On Friday I was looking for something good to make for Adam and I for dinner. I wanted it to be a special weekend splurge and to make sure Adam would like it. When I asked him about buffalo chicken mac 'n cheese, he lit up. I found this recipe on the Food Network and it had lots of positive reviews. Mine turned out yummy but I put too much hot sauce in it which kind of took away from the taste of the cheese, so I would just pay attention to how much hot sauce you use because you can always add more later once it's plated.

Buffalo-Chicken Macaroni and Cheese
This makes a ton! I halved the recipe (halved what is printed below) and it still made a lot.

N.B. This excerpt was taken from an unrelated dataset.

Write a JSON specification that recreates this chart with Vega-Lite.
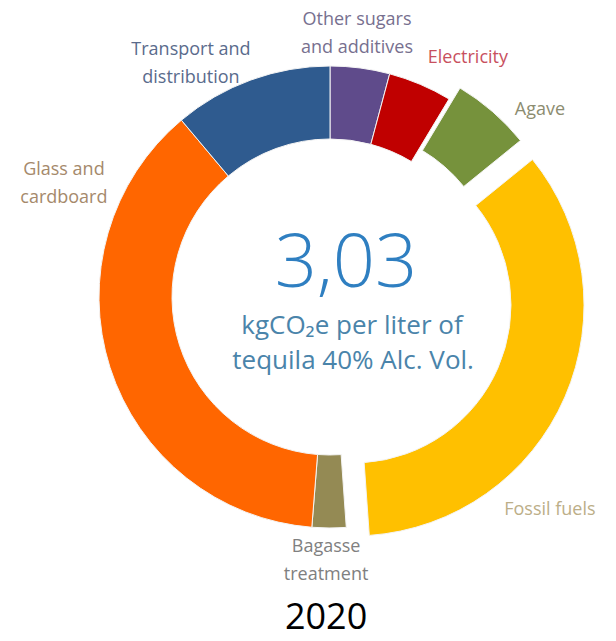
{
  "$schema": "https://vega.github.io/schema/vega-lite/v6.json",
  "width": 616,
  "height": 641,
  "autosize": {"type": "none"},
  "padding": 0,
  "background": "white",
  "config": {"view": {"stroke": null}, "font": "Open Sans"},
  "datasets": {
    "slices": [
      {"idx": 1, "item": "Other sugars and additives", "kg": 0.126},
      {"idx": 2, "item": "Electricity", "kg": 0.135},
      {"idx": 3, "item": "Agave", "kg": 0.168},
      {"idx": 4, "item": "Fossil fuels", "kg": 1.052},
      {"idx": 5, "item": "Bagasse treatment", "kg": 0.072},
      {"idx": 6, "item": "Glass and cardboard", "kg": 1.140},
      {"idx": 7, "item": "Transport and distribution", "kg": 0.337}
    ],
    "labels": [
      {"item": "Transport and distribution", "label": "Transport and\ndistribution", "lx": -0.602, "ly": 1.048},
      {"item": "Other sugars and additives", "label": "Other sugars\nand additives", "lx": 0.117, "ly": 1.177},
      {"item": "Electricity", "label": "Electricity", "lx": 0.597, "ly": 1.013},
      {"item": "Agave", "label": "Agave", "lx": 0.909, "ly": 0.788},
      {"item": "Glass and cardboard", "label": "Glass and\ncardboard", "lx": -1.152, "ly": 0.528},
      {"item": "Fossil fuels", "label": "Fossil fuels", "lx": 0.952, "ly": -0.944},
      {"item": "Bagasse treatment", "label": "Bagasse\ntreatment", "lx": -0.017, "ly": -1.104}
    ],
    "center": [
      {"line": "3,03", "cx": 0.069, "cy": 0.043, "kind": "value"},
      {"line": "kgCO₂e  per liter of", "cx": 0.095, "cy": -0.16, "kind": "unit"},
      {"line": "tequila 40% Alc. Vol.", "cx": 0.1, "cy": -0.312, "kind": "unit"},
      {"line": "2020", "cx": -0.017, "cy": -1.437, "kind": "year"}
    ]
  },
  "layer": [
    {
      "data": {"name": "slices"},
      "mark": {"type": "arc", "radius": 231, "radius2": 158, "stroke": "#f4f4f4", "strokeWidth": 1},
      "encoding": {
        "theta": {"field": "kg", "type": "quantitative", "stack": true},
        "order": {"field": "idx", "type": "quantitative"},
        "color": {"field": "item", "type": "nominal", "legend": null,
          "scale": {"domain": ["Other sugars and additives", "Electricity", "Agave", "Fossil fuels", "Bagasse treatment", "Glass and cardboard", "Transport and distribution"],
                    "range": ["#5F4B8B", "#C00000", "#76923C", "#FFC000", "#948A54", "#FF6600", "#2F5B8F"]}},
        "x": {"datum": 0, "type": "quantitative", "axis": null, "scale": {"domain": [-1.4286, 1.2381], "nice": false, "zero": false}},
        "y": {"datum": 0, "type": "quantitative", "axis": null, "scale": {"domain": [-1.4892, 1.2857], "nice": false, "zero": false}},
        "opacity": {"condition": {"test": "datum.item === 'Agave' || datum.item === 'Fossil fuels'", "value": 0}, "value": 1}
      }
    },
    {
      "data": {"name": "slices"},
      "mark": {"type": "arc", "radius": 231, "radius2": 158, "stroke": "#f4f4f4", "strokeWidth": 1},
      "encoding": {
        "theta": {"field": "kg", "type": "quantitative", "stack": true},
        "order": {"field": "idx", "type": "quantitative"},
        "color": {"field": "item", "type": "nominal", "legend": null,
          "scale": {"domain": ["Other sugars and additives", "Electricity", "Agave", "Fossil fuels", "Bagasse treatment", "Glass and cardboard", "Transport and distribution"],
                    "range": ["#5F4B8B", "#C00000", "#76923C", "#FFC000", "#948A54", "#FF6600", "#2F5B8F"]}},
        "x": {"datum": 0.0476, "type": "quantitative", "axis": null, "scale": {"domain": [-1.4286, 1.2381], "nice": false, "zero": false}},
        "y": {"datum": 0.0476, "type": "quantitative", "axis": null, "scale": {"domain": [-1.4892, 1.2857], "nice": false, "zero": false}},
        "opacity": {"condition": {"test": "datum.item === 'Agave'", "value": 1}, "value": 0}
      }
    },
    {
      "data": {"name": "slices"},
      "mark": {"type": "arc", "radius": 231, "radius2": 158, "stroke": "#f4f4f4", "strokeWidth": 1},
      "encoding": {
        "theta": {"field": "kg", "type": "quantitative", "stack": true},
        "order": {"field": "idx", "type": "quantitative"},
        "color": {"field": "item", "type": "nominal", "legend": null,
          "scale": {"domain": ["Other sugars and additives", "Electricity", "Agave", "Fossil fuels", "Bagasse treatment", "Glass and cardboard", "Transport and distribution"],
                    "range": ["#5F4B8B", "#C00000", "#76923C", "#FFC000", "#948A54", "#FF6600", "#2F5B8F"]}},
        "x": {"datum": 0.0996, "type": "quantitative", "axis": null, "scale": {"domain": [-1.4286, 1.2381], "nice": false, "zero": false}},
        "y": {"datum": -0.0346, "type": "quantitative", "axis": null, "scale": {"domain": [-1.4892, 1.2857], "nice": false, "zero": false}},
        "opacity": {"condition": {"test": "datum.item === 'Fossil fuels'", "value": 1}, "value": 0}
      }
    },
    {
      "data": {"name": "labels"},
      "mark": {"type": "text", "lineBreak": "\n", "fontSize": 18, "lineHeight": 28, "align": "center", "baseline": "alphabetic"},
      "encoding": {
        "x": {"field": "lx", "type": "quantitative", "axis": null, "scale": {"domain": [-1.4286, 1.2381], "nice": false, "zero": false}},
        "y": {"field": "ly", "type": "quantitative", "axis": null, "scale": {"domain": [-1.4892, 1.2857], "nice": false, "zero": false}},
        "text": {"field": "label", "type": "nominal"},
        "color": {"field": "item", "type": "nominal", "legend": null,
          "scale": {"domain": ["Other sugars and additives", "Electricity", "Agave", "Fossil fuels", "Bagasse treatment", "Glass and cardboard", "Transport and distribution"],
                    "range": ["#77708f", "#c8505e", "#8c8c70", "#bcae88", "#808080", "#a5896b", "#5a6b8c"]}}
      }
    },
    {
      "data": {"name": "center"},
      "transform": [{"filter": "datum.kind === 'value'"}],
      "mark": {"type": "text", "align": "center", "baseline": "alphabetic", "fontSize": 74, "fontWeight": 300, "color": "#2f7fc1"},
      "encoding": {
        "x": {"field": "cx", "type": "quantitative", "axis": null, "scale": {"domain": [-1.4286, 1.2381], "nice": false, "zero": false}},
        "y": {"field": "cy", "type": "quantitative", "axis": null, "scale": {"domain": [-1.4892, 1.2857], "nice": false, "zero": false}},
        "text": {"field": "line", "type": "nominal"}
      }
    },
    {
      "data": {"name": "center"},
      "transform": [{"filter": "datum.kind === 'unit'"}],
      "mark": {"type": "text", "align": "center", "baseline": "alphabetic", "fontSize": 26, "color": "#4a84aa"},
      "encoding": {
        "x": {"field": "cx", "type": "quantitative", "axis": null, "scale": {"domain": [-1.4286, 1.2381], "nice": false, "zero": false}},
        "y": {"field": "cy", "type": "quantitative", "axis": null, "scale": {"domain": [-1.4892, 1.2857], "nice": false, "zero": false}},
        "text": {"field": "line", "type": "nominal"}
      }
    },
    {
      "data": {"name": "center"},
      "transform": [{"filter": "datum.kind === 'year'"}],
      "mark": {"type": "text", "align": "center", "baseline": "alphabetic", "fontSize": 36, "color": "#000000"},
      "encoding": {
        "x": {"field": "cx", "type": "quantitative", "axis": null, "scale": {"domain": [-1.4286, 1.2381], "nice": false, "zero": false}},
        "y": {"field": "cy", "type": "quantitative", "axis": null, "scale": {"domain": [-1.4892, 1.2857], "nice": false, "zero": false}},
        "text": {"field": "line", "type": "nominal"}
      }
    }
  ],
  "resolve": {"scale": {"color": "independent"}}
}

7 tablespoons unsalted butter, plus more for the dish
Kosher salt
1 pound elbow macaroni
1 small onion, finely chopped
2 stalks celery, finely chopped
3 cups shredded rotisserie chicken
2 cloves garlic, minced
3/4 cup hot sauce
2 tablespoons all-purpose flour
2 teaspoons dry mustard
2 1/2 cups half-and-half
1 pound yellow sharp cheddar cheese, cut into 1-inch cubes (about 3 1/2 cups)
8 ounces pepper jack cheese, shredded (about 2 cups)
2/3 cup sour cream
1 cup breadcrumbs
1/2 cup crumbled blue cheese
2 tablespoons chopped fresh parsley (didn't use)
Preheat oven to 350 degrees and butter a 9x13 baking dish (you may need to use a second dish as well because this makes a lot). Bring a large pot of salted water to boil; add pasta and cook until al dente, about 7 minutes. Drain. Place in a bowl and toss with olive oil to keep from sticking together while you make the chicken and sauce.
Meanwhile, melt 3 tablespoons butter in a large skillet over medium heat. Add the onion and celery and cook until soft, about 5 minutes. Stir in the chicken and garlic and cook 2 more minutes, then add 1/2 cup hot sauce and simmer until slightly thickened, about 1 minute.
Melt 2 tablespoons butter in a saucepan over medium heat. Stir in the flour and mustard with a wooden spoon until smooth. Whisk in the half-n-half, then add the remaining 1/4 cup hot sauce and stir until thick, about 2 minutes. Whisk in the cheddar and pepper jack cheeses, then whisk in the sour cream until smooth.
Spread half of the macaroni on the prepared baking dish, then top with the chicken mixture and the remaining macaroni. Pour the cheese sauce evenly on top.
Put the remaining 2 tablespoons butter in a medium microwave-safe bowl and microwave until melted. Stir in the breadcrumbs, blue cheese and parsley, if using. Sprinkle over the macaroni and bake until bubbly, 30-40 minutes. Let stand 10 minutes before serving.
Then the next day I took Baxter to get a hair cut. Because his fur was a knotty mess from getting wet and from us neglecting to brush him 4 times a day, the groomer gave him a short cut. Despite him looking like a leggy lamb with a fox-like tail, he'll have a comfortable and cool summer.


  1. Baxter pictures always always make me happy! Can't wait to see this new do in person! :)

  2. I shall add this recipe to my "must make for husband" list. (P.S. Baxter looks cute!)